La danse des vivants – Antoine Rault


En nous mettant sur les traces de son personnage principal, Antoine Rault nous invite à  lire son dernier roman au moins de trois manières à la fois différentes et complémentaires.

D’abord, c’est le plus naturellement possible que nous suivrons l’épopée romanesque d’un personnage dont l’auteur fait le représentant typique d’une génération sacrifiée. Celle de ces millions de jeunes gens qui furent mobilisés, des deux côtés de la frontière, pour être envoyés à la grande boucherie aveugle que fut la Première Guerre Mondiale.

Après un nouvel assaut, un jeune homme est retrouvé au fond d’un trou d’obus, englué dans la boue. Vivant mais choqué, il est devenu amnésique. On ne sait rien de lui sa plaque militaire ayant été perdue. Seuls son caleçon et ses chaussettes permettent de conclure qu’il s’agit d’un soldat français. Hospitalisé, et suite à une enquête minutieuse, on finira par comprendre qu’il s’agit d’un Normalien fils d’une famille puissante, parlant deux langues maternelles, le français et l’allemand, en plus du russe.

Parce ce que cela arrange un père qui n’a jamais voulu de ce fils ainsi que l’armée et le pouvoir politique, on va faire du jeune Français survivant un soldat décédé avant de lui attribuer l’identité d’un officier allemand tué au combat, victime jamais déclarée à l’ennemi, pour en faire un espion chargé d’infiltrer les Freikorps partis combattre les Russes rouges dans les pays baltes.
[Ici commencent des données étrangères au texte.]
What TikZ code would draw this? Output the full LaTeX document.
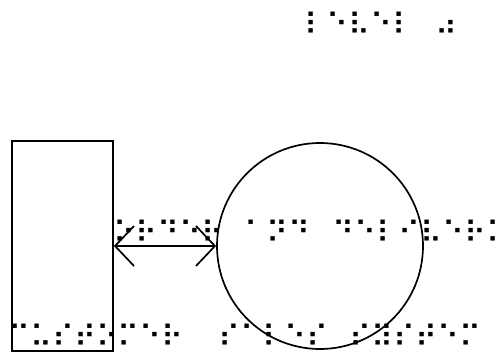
\documentclass[tikz,border=0pt]{standalone}
\usepackage{fontspec}
\newfontfamily\braillefont{DejaVu Sans}
\usetikzlibrary{positioning}
\usetikzlibrary{arrows.meta}

\begin{document}
\begin{tikzpicture}[x=1pt, y=-1pt,
    brl/.style={font=\braillefont\fontsize{30}{30}\selectfont, inner sep=0pt, anchor=west},
    thick line/.style={line width=1.7pt}]
  % page size of the reference
  \useasboundingbox (0,0) rectangle (499,354);

  % the two parts of the context diagram
  \node[draw, thick line, minimum width=101pt, minimum height=210pt, inner sep=0pt] (customer) at (62.5,246) {};
  \node[draw, circle, thick line, minimum size=206pt, inner sep=0pt] (system) at (320,246) {};

  % data flow between them
  \draw[thick line, {Straight Barb[length=19pt, width=40pt]}-{Straight Barb[length=19pt, width=40pt]}] (customer.east) -- (system.west);

  % braille labels
  \node[brl] (title) at (304,23.3) {⠇⠑⠧⠑⠇⠀⠴};
  \node[brl] (flow) at (113,231.7) {⠕⠗⠙⠑⠗⠀⠁⠝⠙⠀⠙⠑⠇⠊⠧⠑⠗⠽};
  \node[brl] (custname) at (8,335.7) {⠉⠥⠎⠞⠕⠍⠑⠗};
  \node[brl] (sysname) at (218,335.7) {⠎⠁⠇⠑⠎⠀⠎⠽⠎⠞⠑⠍};
\end{tikzpicture}
\end{document}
Ce n’est cependant pas dans la trame romanesque que ce situe l’intérêt principal d’un roman qui souffre par ailleurs d’une écriture assez lâche et de quelques formules maladroites voire parfois ridicules.

On trouvera plus d’intérêt dans l’analyse psychologique des personnages dont beaucoup sont la proie d’une perte de repères. Car la guerre a tout chamboulé, détruisant les hommes, réduisant les valeurs morales en miettes, poussant beaucoup à se radicaliser d’une manière ou d’une autre pour tenter d’expliquer l’inacceptable. Dans ce magma, celui qui est à la fois Charles, l’officier français déclaré mort mais bien vivant et Gustav, l’officier allemand mort dont il a hérité l’identité, ne sait ni qui il est, ni pourquoi et pour qui il mène les combats et les actions qui lui sont confiés. La succession d’histoires amoureuses sordides et décevantes ne fera que tirer vers le bas, vers toujours plus de désespoir un homme brisé, sans passé, sans repères personnels, ballotté entre deux cultures qu’il aime et admire de deux pays qui se déchirent.
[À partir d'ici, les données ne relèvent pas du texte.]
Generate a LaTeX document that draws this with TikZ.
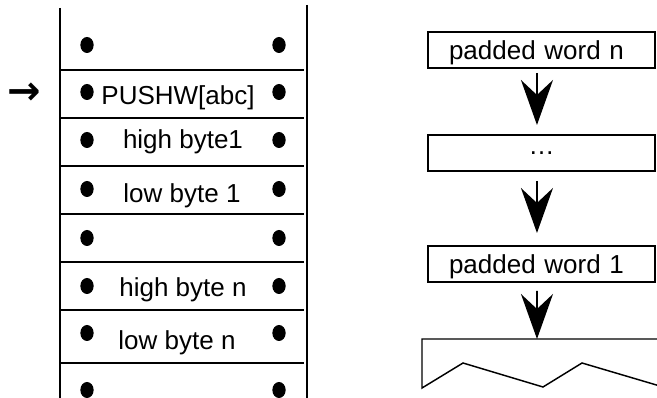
\documentclass[tikz,border=0pt]{standalone}
\usepackage{fontspec}
\setmainfont{Liberation Sans}
\newfontfamily\arrowfont{DejaVu Sans Bold}
\usetikzlibrary{arrows.meta,positioning}

\begin{document}
\begin{tikzpicture}[x=0.75pt,y=-0.75pt,line width=1.5pt,
  every node/.style={font=\fontsize{19.5}{22}\selectfont},
  cell/.style={anchor=base,inner sep=0pt},
  wordbox/.style={draw,line width=1.5pt,minimum height=27pt,text width=138.75pt,
    inner xsep=15.75pt,inner ysep=0pt,align=left,text depth=0pt},
  flow/.style={-{Stealth[length=33.75pt,width=24pt,inset=11.25pt]},line width=1.2pt}]
\useasboundingbox (0,0) rectangle (657,398);
\clip (0,0) rectangle (657,398);
% stack of bytes
\draw (60,8) -- (60,398);
\draw (307,5) -- (307,398);
\foreach \y in {70,118,166,214,262,310,363}
  \draw (60,\y) -- (304,\y);
\foreach \y in {45,92,140,189,238,286,333,390}{
  \fill (87,\y) ellipse [x radius=5pt,y radius=6pt];
  \fill (279,\y) ellipse [x radius=5pt,y radius=6pt];
}
\node[cell] (pushw) at (178,105) {PUSHW[abc]};
\node[cell] (hi1) at (183,149) {high byte1};
\node[cell] (lo1) at (182,203) {low byte 1};
\node[cell] (hin) at (183,297) {high byte n};
\node[cell] (lon) at (177,350) {low byte n};
\node[font=\arrowfont\fontsize{30}{32}\selectfont,inner sep=0pt] (ptr) at (24,94) {→};
% padded words
\node[wordbox] (wn) at (541.5,50) {padded word n};
\node[wordbox,align=center,below=48.75pt of wn] (wdots) {…};
\node[wordbox,below=54.75pt of wdots] (w1) {padded word 1};
\coordinate (torn) at (537,339);
\draw[flow,shorten <=3pt,shorten >=6.75pt] ([xshift=-3.4pt]wn.south) -- ([xshift=-3.4pt]wdots.north);
\draw[flow,shorten <=6.75pt,shorten >=9pt] ([xshift=-3.4pt]wdots.south) -- ([xshift=-3.4pt]w1.north);
\draw[flow,shorten <=6pt] ([xshift=-3.4pt]w1.south) -- (torn);
\draw[line width=1.1pt] (670,339) -- (torn) -- (422,339) -- (422,388) -- (463,363)
  -- (543,387) -- (582,363) -- (670,389);
\end{tikzpicture}
\end{document}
En fait, le principal véritable intérêt de gros pavé de près de cinq cents pages tient plus dans l’analyse historique de faits que l’Education Nationale, grande normalisatrice de la pensée commune, passe pudiquement sous silence. Tels les traitements infligés en pleine conscience aux blessés de guerre souffrant de troubles psychologiques auxquels on inflige des traitements tellement horribles qu’ils finissent par demander rapidement à être renvoyés sur le front. Il fallait bien remplir l’objectif de 99% de retour rapide de ceux dont on a besoin comme viande de boucherie. Tels aussi les comportements des chefs politiques alliés, dont Clémenceau au premier chef, qui firent tout pour humilier l’Allemagne et la pousser dans une logique de nouvelle guerre malgré les alertes des Allemands modérés venus demander clémence et considération, conscients du danger induit par la propagande nationale qui avait décrété que la guerre n’avait pas été perdue militairement mais de façon odieuse car purement politique.

Souvent un peu touffu, voire confus, souffrant d’une écriture plus proche du roman de gare que de la grande littérature, ce livre, malgré ses défauts évidents, se laissera lire pour l’originalité de son histoire et l’éclairage qu’il nous apporte sur l’Histoire.